In either case — whether the capital gains rate remains at 15 percent or rises to 20 percent — the distribution of the tax-cut benefits of the Thomas proposal, even among the 3 in 1,000 estates that would benefit at all, is highly skewed.  As Table 1 shows:

Table 1:
Change Due to Thomas Estate Tax Proposal in 2011*
Relative to Making 2009 Law Permanent

Estate Value

Average Tax Cut

Share of Total Tax Cut

Less than $3.5 million

$0

0%

$3.5 million - $5 million

$291,000

5%

$5 million - $10 million

$738,000

23%

$10 million - $20 million

$1.9 million

29%

Above $20 million

$5.6 million

43%

Total

$1.4 million

100%

 Source:  Urban-Brookings Tax Policy Center. 

* Table assumes that capital gains rate remains 15 percent.  If it reverted to 20 percent, the distributional picture would change only slightly; see text.

  • Those few estates that benefit from the Thomas proposal — relative to making the 2009 estate tax law permanent —  would receive tax breaks that average $1.4 million apiece in 2011.

  • 95 percent of the additional cost of the Thomas proposal (relative to the cost of making the 2009 levels permanent) would fund additional tax reductions for estates larger than $5 million, and 72 percent of the additional cost would fund additional tax reductions for estates worth more than $10 million.

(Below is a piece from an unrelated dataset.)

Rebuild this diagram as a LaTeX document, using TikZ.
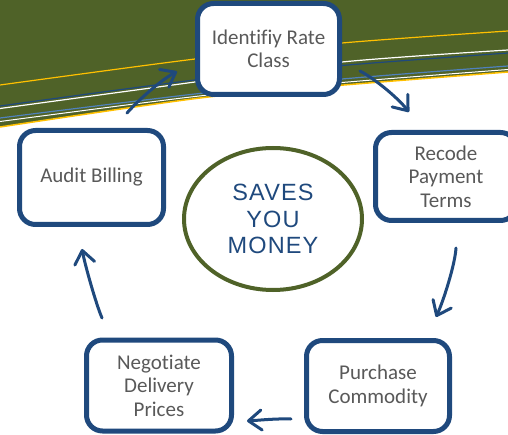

  • 43 percent — almost half — of the additional cost of the Thomas proposal would be spent on additional tax cuts for estates worth over $20 million.  These estates (the 800-900 nationwide that would owe any tax under 2009 law — or the estates of 3 of every 10,000  people who die) would get additional tax cuts averaging $5.6 million each.

  • By contrast, only 5 percent of the added cost of the proposal would go for additional estate tax reductions for estates with a value of less than $5 million.  For estates in this category, the Thomas plan adds relatively little relief relative to making 2009 estate tax law permanent.[1]

End Notes:

[1] If the capital gains rate rises to 20 percent, 93 percent of the additional cost of the proposal relative to freezing 2009 law will go towards tax breaks for estates larger than $5 million and 34 percent towards providing tax cuts averaging $3.4 million to estates larger than $20 million.